Evaluation of automotive weatherstrip by coupled analysis of fluid-structure-noise interaction

Abstract

Automotive weatherstrip plays a major role in isolating the passenger compartment from water, dust and noise, etc. Among them, the wind noise through weatherstrip is the most severe factor making the passenger uncomfortable. Weatherstrip should be in contact between the door and the body frame, and sufficient contact area is needed to minimize the wind noise through weatherstrip. But there are several factors that make it difficult to ensure sufficient contact area. First, weatherstrip rubber deteriorates as time goes by and residual stress in the rubber becomes relaxed which results in the decrease of the contact area.

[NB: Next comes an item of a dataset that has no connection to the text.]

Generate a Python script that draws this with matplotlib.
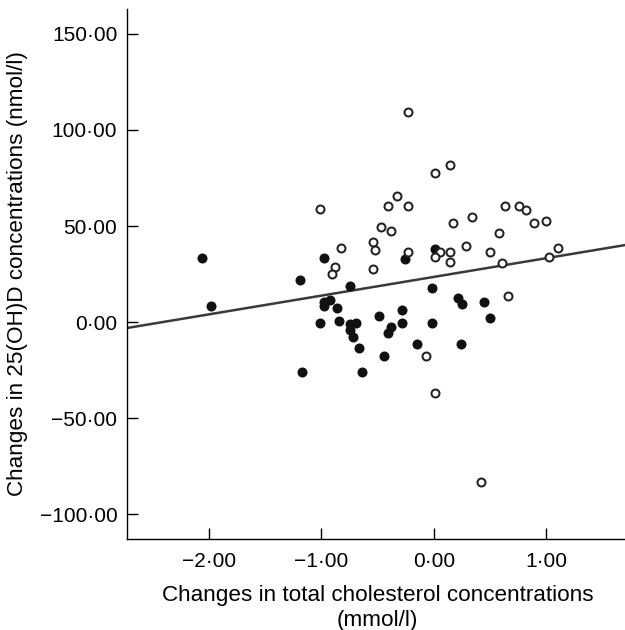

Second, the gap between the door and the body increases due to pressure difference at high speed. In order to predict and reduce wind noise through weatherstrip, nonlinear behaviour of rubber at high speed and he effect of rubber deformation to wind noise should both be analyzed. In the paper, rubber deformation with time is obtained by hyperelastic and viscoelastic analyses, while the gap between the door and the body frame of the vehicle going at a high speed was predicted by the coupled analysis, Fluid-Structure Interaction (FSI). And also Statistical Energy Analysis (SEA) calculates the amount of wind noise numerically caused by rubber deformation under high speed condition.